**YOUR TASK:** Copy out the lines that have "chart" in them.

**DATA BLOCK:**
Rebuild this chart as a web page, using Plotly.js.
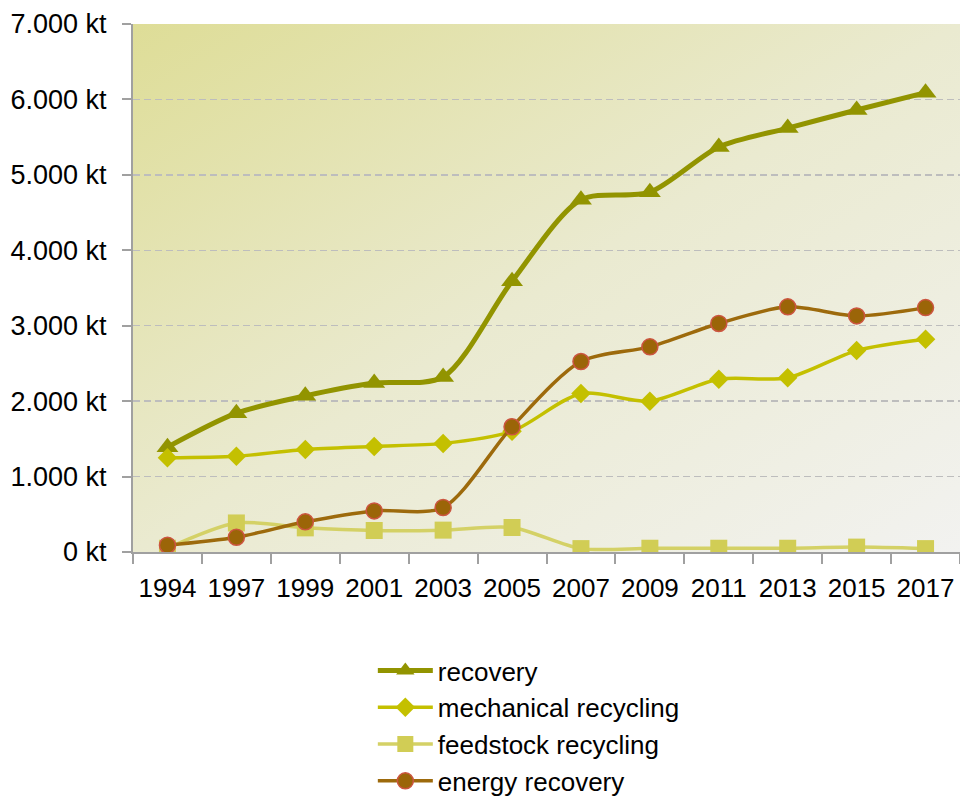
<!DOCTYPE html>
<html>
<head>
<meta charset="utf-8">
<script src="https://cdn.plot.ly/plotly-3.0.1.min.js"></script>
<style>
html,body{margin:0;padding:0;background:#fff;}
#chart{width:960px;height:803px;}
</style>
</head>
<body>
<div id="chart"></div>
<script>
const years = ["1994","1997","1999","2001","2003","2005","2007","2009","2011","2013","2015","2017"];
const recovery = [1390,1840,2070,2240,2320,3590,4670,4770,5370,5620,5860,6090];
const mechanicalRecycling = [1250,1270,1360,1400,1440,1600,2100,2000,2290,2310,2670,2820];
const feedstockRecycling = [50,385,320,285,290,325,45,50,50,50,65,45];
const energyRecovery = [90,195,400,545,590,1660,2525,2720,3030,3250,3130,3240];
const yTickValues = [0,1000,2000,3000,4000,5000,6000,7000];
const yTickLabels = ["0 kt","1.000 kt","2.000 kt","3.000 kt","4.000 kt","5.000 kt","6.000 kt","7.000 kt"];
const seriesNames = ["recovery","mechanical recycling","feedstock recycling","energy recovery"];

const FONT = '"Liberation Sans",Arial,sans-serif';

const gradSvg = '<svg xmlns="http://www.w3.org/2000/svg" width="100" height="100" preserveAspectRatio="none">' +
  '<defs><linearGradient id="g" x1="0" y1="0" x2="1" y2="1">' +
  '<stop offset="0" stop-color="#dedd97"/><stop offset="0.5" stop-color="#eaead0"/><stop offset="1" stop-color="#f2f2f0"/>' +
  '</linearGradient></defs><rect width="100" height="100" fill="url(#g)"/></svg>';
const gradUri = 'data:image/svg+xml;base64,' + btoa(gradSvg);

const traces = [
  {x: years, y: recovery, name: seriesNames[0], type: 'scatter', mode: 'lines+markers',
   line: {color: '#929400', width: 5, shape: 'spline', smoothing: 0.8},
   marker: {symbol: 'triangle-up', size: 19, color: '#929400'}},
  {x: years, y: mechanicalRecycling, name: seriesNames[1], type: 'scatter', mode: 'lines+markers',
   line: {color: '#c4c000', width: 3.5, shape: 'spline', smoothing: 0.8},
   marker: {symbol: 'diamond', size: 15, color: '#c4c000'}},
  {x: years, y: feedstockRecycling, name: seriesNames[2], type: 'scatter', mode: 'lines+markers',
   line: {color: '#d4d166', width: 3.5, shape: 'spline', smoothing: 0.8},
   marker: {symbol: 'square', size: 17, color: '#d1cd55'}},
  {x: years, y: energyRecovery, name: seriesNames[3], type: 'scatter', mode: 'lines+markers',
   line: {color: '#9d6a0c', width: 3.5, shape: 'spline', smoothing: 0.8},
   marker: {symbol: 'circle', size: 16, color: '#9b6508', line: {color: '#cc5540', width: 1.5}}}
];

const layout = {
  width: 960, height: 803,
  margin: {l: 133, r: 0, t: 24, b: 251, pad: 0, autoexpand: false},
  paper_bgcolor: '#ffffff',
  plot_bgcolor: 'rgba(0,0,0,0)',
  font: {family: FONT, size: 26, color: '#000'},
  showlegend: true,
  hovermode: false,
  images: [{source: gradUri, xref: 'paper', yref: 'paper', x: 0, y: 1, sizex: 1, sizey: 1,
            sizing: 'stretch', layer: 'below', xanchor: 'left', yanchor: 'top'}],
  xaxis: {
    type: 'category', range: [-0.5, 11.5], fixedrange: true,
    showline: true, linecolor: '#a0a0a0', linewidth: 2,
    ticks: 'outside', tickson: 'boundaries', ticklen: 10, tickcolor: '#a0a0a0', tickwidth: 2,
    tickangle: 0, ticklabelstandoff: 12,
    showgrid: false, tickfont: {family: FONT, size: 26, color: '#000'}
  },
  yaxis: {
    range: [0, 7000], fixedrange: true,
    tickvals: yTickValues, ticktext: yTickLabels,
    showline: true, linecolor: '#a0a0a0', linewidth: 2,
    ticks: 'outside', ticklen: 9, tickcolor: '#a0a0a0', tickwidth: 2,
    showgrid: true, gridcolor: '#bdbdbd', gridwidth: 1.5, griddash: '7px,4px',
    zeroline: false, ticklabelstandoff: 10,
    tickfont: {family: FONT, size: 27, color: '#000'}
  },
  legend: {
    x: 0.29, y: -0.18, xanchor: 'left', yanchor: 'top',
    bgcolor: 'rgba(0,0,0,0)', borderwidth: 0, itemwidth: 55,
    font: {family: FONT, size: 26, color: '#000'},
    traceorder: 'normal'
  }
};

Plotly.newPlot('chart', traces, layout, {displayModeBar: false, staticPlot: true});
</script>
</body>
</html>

**REPLY:**
Rebuild this chart as a web page, using Plotly.js.
#chart{width:960px;height:803px;}
<div id="chart"></div>
Plotly.newPlot('chart', traces, layout, {displayModeBar: false, staticPlot: true});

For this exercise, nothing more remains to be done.